Don’t want to waste time reading Ezra Klein’s attempt to blame the American Founders for President Obama’s political failures? Don’t worry. Jonathan Tobin of Commentary has a synopsis for you.

Blaming the Founding Fathers for the president’s incompetence is easier than owning up to the collapse of faith in the crusade for hope and change. Rather than taking a hard look at the president’s own lack of basic political and leadership skills, Klein claims Obama is in a no-win position, an assertion that can only be accepted if you ignore the vast expansion of presidential power in the last century.

But there is one more point about Klein’s essay that bears refutation. He concludes it by taking a swipe at the doctrine of original intent when it comes to interpreting the Constitution. He writes:

That said, the Founding Fathers have been dead for some time, and even when they were alive they disagreed about quite a lot. Anyone who confidently claims they know how the Founding Fathers would feel about today’s political problems is a liar. It’s likely that Alexander Hamilton would have some questions about airplanes and African-American presidents before he’d render an opinion on congressional productivity.

It is true that there is a lot that the authors of the Constitution would find that was difficult to understand about the America of 2014. But the point of that document was to create a structure for governance. It is a work of sheer genius and has, despite its critics on the left, stood up very well to the test of time. …
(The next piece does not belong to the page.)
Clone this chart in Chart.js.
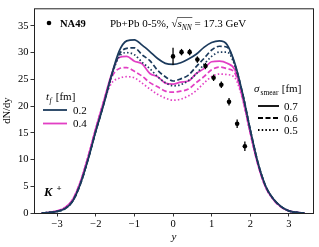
<!DOCTYPE html>
<html>
<head>
<meta charset="utf-8">
<script src="https://cdn.jsdelivr.net/npm/chart.js@4.4.1/dist/chart.umd.min.js"></script>
<style>
    html, body { margin: 0; padding: 0; background: #fff; }
    #wrap { position: relative; width: 319px; height: 247px; }
</style>
</head>
<body>
<div id="wrap"><canvas id="kaonChart" width="319" height="247"></canvas></div>
<script>
// Rapidity grid shared by the model curves
const rapidity = [-3.4, -3.2, -3.0, -2.8, -2.6, -2.4, -2.2, -2.0, -1.8, -1.6, -1.4, -1.2, -1.0, -0.8, -0.6, -0.4, -0.2,
    0.0, 0.2, 0.4, 0.6, 0.8, 1.0, 1.2, 1.4, 1.6, 1.8, 2.0, 2.2, 2.4, 2.6, 2.8, 3.0, 3.2, 3.4];

// t_f = 0.2 fm
const tf02Sig07 = [0.0, 0.1, 0.3, 0.8, 2.2, 5.4, 10.0, 15.3, 20.2, 25.6, 30.2, 32.2, 32.4, 31.4, 30.2, 28.9, 28.0,
    27.8, 28.1, 28.8, 29.7, 31.0, 31.9, 32.2, 31.5, 28.0, 22.4, 15.6, 9.4, 5.0, 2.6, 1.2, 0.4, 0.1, 0.0];
const tf02Sig06 = [0.0, 0.1, 0.3, 0.8, 2.2, 5.4, 10.0, 15.3, 20.2, 25.5, 29.6, 30.8, 30.9, 29.6, 28.5, 26.7, 25.5,
    24.7, 25.1, 25.8, 27.4, 28.9, 30.5, 31.2, 31.0, 27.8, 22.4, 15.6, 9.4, 5.0, 2.6, 1.2, 0.4, 0.1, 0.0];
const tf02Sig05 = [0.0, 0.1, 0.3, 0.8, 2.2, 5.4, 10.0, 15.3, 20.2, 25.4, 29.2, 30.0, 29.6, 28.2, 27.0, 25.5, 24.4,
    23.8, 24.0, 24.8, 26.0, 27.8, 29.3, 30.1, 30.1, 27.6, 22.3, 15.5, 9.3, 5.0, 2.6, 1.2, 0.4, 0.1, 0.0];

// t_f = 0.4 fm
const tf04Sig07 = [0.0, 0.1, 0.4, 1.0, 2.5, 5.8, 10.5, 15.8, 20.8, 25.8, 29.1, 29.3, 28.4, 27.9, 26.1, 25.5, 24.3,
    24.1, 24.5, 24.7, 26.1, 27.0, 28.3, 28.4, 28.0, 26.8, 21.6, 15.0, 9.0, 4.8, 2.5, 1.1, 0.4, 0.1, 0.0];
const tf04Sig06 = [0.0, 0.1, 0.4, 1.0, 2.5, 5.8, 10.5, 15.8, 20.8, 25.2, 27.0, 27.2, 26.5, 25.6, 24.4, 23.6, 22.8,
    22.6, 22.8, 23.2, 24.4, 25.5, 26.8, 27.3, 27.0, 26.2, 21.5, 15.0, 9.0, 4.8, 2.5, 1.1, 0.4, 0.1, 0.0];
const tf04Sig05 = [0.0, 0.1, 0.4, 1.0, 2.5, 5.8, 10.5, 15.7, 20.5, 24.2, 25.2, 25.5, 25.3, 24.3, 23.2, 22.2, 21.5,
    21.1, 21.3, 21.9, 22.9, 24.3, 25.5, 26.0, 25.9, 25.3, 21.3, 14.9, 9.0, 4.8, 2.5, 1.1, 0.4, 0.1, 0.0];

// NA49 K+ data
const na49Rapidity = [0.0, 0.22, 0.43, 0.63, 0.84, 1.05, 1.25, 1.45, 1.66, 1.86];
const na49Yield = [29.3, 30.1, 30.1, 28.7, 27.5, 25.3, 24.0, 20.8, 16.7, 12.5];
const na49Error = [1.6, 0.6, 0.6, 0.6, 0.6, 0.6, 0.6, 0.7, 0.8, 0.9];

const xTicks = [-3, -2, -1, 0, 1, 2, 3];
const yTicks = [0, 5, 10, 15, 20, 25, 30, 35];

const navy = '#1b3a5c';
const magenta = '#e23fc4';
const serif = '"Liberation Serif", "DejaVu Serif", serif';
const dashed = [5, 2.5];
const dotted = [1.5, 2.2];

function toPoints(xs, ys) {
    return xs.map((x, i) => ({ x: x, y: ys[i] }));
}

function curve(label, values, color, dash) {
    return {
        label: label,
        data: toPoints(rapidity, values),
        showLine: true,
        borderColor: color,
        borderWidth: 1.7,
        borderDash: dash,
        pointRadius: 0,
        fill: false,
        cubicInterpolationMode: 'monotone'
    };
}

// Error bars, frame and in-plot labels
const decorations = {
    id: 'decorations',
    afterDatasetsDraw(chart) {
        const ctx = chart.ctx;
        const xs = chart.scales.x;
        const ys = chart.scales.y;
        ctx.save();
        ctx.strokeStyle = '#000';
        ctx.lineWidth = 1.3;
        na49Rapidity.forEach((x, i) => {
            const px = xs.getPixelForValue(x);
            ctx.beginPath();
            ctx.moveTo(px, ys.getPixelForValue(na49Yield[i] - na49Error[i]));
            ctx.lineTo(px, ys.getPixelForValue(na49Yield[i] + na49Error[i]));
            ctx.stroke();
        });
        ctx.restore();
    },
    afterDraw(chart) {
        const ctx = chart.ctx;
        const a = chart.chartArea;
        ctx.save();

        // frame
        ctx.strokeStyle = '#222';
        ctx.lineWidth = 1;
        ctx.strokeRect(a.left + 0.5, a.top + 0.5, a.right - a.left - 1, a.bottom - a.top);

        ctx.fillStyle = '#000';
        ctx.textBaseline = 'alphabetic';

        // NA49 legend
        ctx.beginPath();
        ctx.arc(49, 23, 2.3, 0, Math.PI * 2);
        ctx.fill();
        ctx.font = 'bold 10.5px ' + serif;
        ctx.fillText('NA49', 60, 27);

        // system title
        let x = 110;
        const base = 27;
        ctx.font = '11px ' + serif;
        ctx.fillText('Pb+Pb 0-5%, ', x, base);
        x += ctx.measureText('Pb+Pb 0-5%, ').width;
        ctx.fillText('\u221A', x, base);
        x += ctx.measureText('\u221A').width;
        const barStart = x;
        ctx.font = 'italic 11px ' + serif;
        ctx.fillText('s', x, base);
        x += ctx.measureText('s').width;
        ctx.font = 'italic 7.5px ' + serif;
        ctx.fillText('NN', x, base + 2.5);
        x += ctx.measureText('NN').width;
        ctx.lineWidth = 0.7;
        ctx.beginPath();
        ctx.moveTo(barStart - 0.5, base - 9.5);
        ctx.lineTo(x + 0.5, base - 9.5);
        ctx.stroke();
        ctx.font = '11px ' + serif;
        ctx.fillText(' = 17.3 GeV', x, base);

        // t_f legend
        ctx.font = 'italic 11px ' + serif;
        ctx.fillText('t', 46, 100);
        ctx.font = 'italic 7.5px ' + serif;
        ctx.fillText('f', 49.5, 102.5);
        ctx.font = '11px ' + serif;
        ctx.fillText(' [fm]', 53, 100);
        ctx.lineWidth = 1.8;
        [[navy, 110, '0.2'], [magenta, 123.5, '0.4']].forEach(([c, y, t]) => {
            ctx.strokeStyle = c;
            ctx.beginPath();
            ctx.moveTo(43, y);
            ctx.lineTo(67, y);
            ctx.stroke();
            ctx.fillText(t, 73, y + 3.5);
        });

        // sigma_smear legend
        ctx.font = 'italic 11px ' + serif;
        ctx.fillText('\u03C3', 254, 92);
        ctx.font = '7.5px ' + serif;
        ctx.fillText('smear', 260.5, 94.5);
        ctx.font = '11px ' + serif;
        ctx.fillText(' [fm]', 279, 92);
        ctx.strokeStyle = '#000';
        [[[], 106, '0.7'], [dashed, 118, '0.6'], [dotted, 130, '0.5']].forEach(([d, y, t]) => {
            ctx.setLineDash(d);
            ctx.beginPath();
            ctx.moveTo(258, y);
            ctx.lineTo(279, y);
            ctx.stroke();
            ctx.fillText(t, 284, y + 3.5);
        });
        ctx.setLineDash([]);

        // particle label
        ctx.font = 'bold italic 12.5px ' + serif;
        ctx.fillText('K', 44, 196);
        ctx.font = 'bold 9px ' + serif;
        ctx.fillText('+', 56.5, 191);

        ctx.restore();
    }
};

new Chart(document.getElementById('kaonChart'), {
    type: 'scatter',
    data: {
        datasets: [
            {
                label: 'NA49',
                data: toPoints(na49Rapidity, na49Yield),
                pointRadius: 2.3,
                pointBackgroundColor: '#000',
                pointBorderWidth: 0,
                showLine: false
            },
            curve('0.2 / 0.7', tf02Sig07, navy, []),
            curve('0.2 / 0.6', tf02Sig06, navy, dashed),
            curve('0.2 / 0.5', tf02Sig05, navy, dotted),
            curve('0.4 / 0.7', tf04Sig07, magenta, []),
            curve('0.4 / 0.6', tf04Sig06, magenta, dashed),
            curve('0.4 / 0.5', tf04Sig05, magenta, dotted)
        ]
    },
    options: {
        responsive: false,
        animation: false,
        devicePixelRatio: 1,
        layout: { padding: { top: 5, right: 5, left: 0, bottom: 0 } },
        plugins: {
            legend: { display: false },
            tooltip: { enabled: false }
        },
        scales: {
            x: {
                type: 'linear',
                min: -3.6,
                max: 3.65,
                afterBuildTicks: scale => { scale.ticks = xTicks.map(v => ({ value: v })); },
                afterFit: scale => { scale.height = 34; },
                ticks: {
                    font: { family: serif, size: 10.5 },
                    color: '#000',
                    padding: 1,
                    maxRotation: 0,
                    callback: v => String(v).replace('-', '\u2212')
                },
                grid: { drawOnChartArea: false, tickLength: 3.5, color: '#000', lineWidth: 0.8 },
                border: { display: false },
                title: {
                    display: true,
                    text: 'y',
                    font: { family: serif, size: 11, style: 'italic' },
                    color: '#000',
                    padding: { top: 2, bottom: 3 }
                }
            },
            y: {
                min: 0,
                max: 38.3,
                afterBuildTicks: scale => { scale.ticks = yTicks.map(v => ({ value: v })); },
                afterFit: scale => { scale.width = 34; },
                ticks: {
                    font: { family: serif, size: 10.5 },
                    color: '#000',
                    padding: 2
                },
                grid: { drawOnChartArea: false, tickLength: 3.5, color: '#000', lineWidth: 0.8 },
                border: { display: false },
                title: {
                    display: true,
                    text: 'dN/dy',
                    font: { family: serif, size: 10.5 },
                    color: '#000',
                    padding: { top: 1, bottom: 1 }
                }
            }
        }
    },
    plugins: [decorations]
});
</script>
</body>
</html>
… Klein’s potshot at Hamilton tells us more about his own intellectual pretensions than the shortcomings of the man who was killed by Aaron Burr. In fact, if any of the founding fathers would have been at home in 21st century America it was Hamilton. He may not have known much about manned flight, but, in contrast to Madison, Jefferson, and most of the rest of his contemporaries who embraced foolish notions about the United States being principally a nation of yeoman farmers, he envisaged the emergence of America as an industrial and commercial giant as well as global power. As many scholars have pointed out, though we venerate Jefferson and to a lesser extent Madison as the men who made our country, it is Hamilton’s America we live in, not theirs.

Hamilton might be surprised at the election of an incompetent like Barack Obama but I doubt he would be shocked at the evolution of our society on race over the course of the centuries to come. He was a virulent opponent of slavery (he was president of one of the country’s earliest anti-slavery societies) and thought the faculties of blacks were as good as those of whites, something that is hardly surprising since he grew up in a biracial environment in the West Indies.

The point here isn’t just that Klein is being unfair to Hamilton. The first treasury secretary needs no defense against jibes from the likes of the founder of Vox. But it says something that a liberal website that poses as the smart citizens guide to politics and culture would be so illiterate when it comes to one of the chief architects of our nation.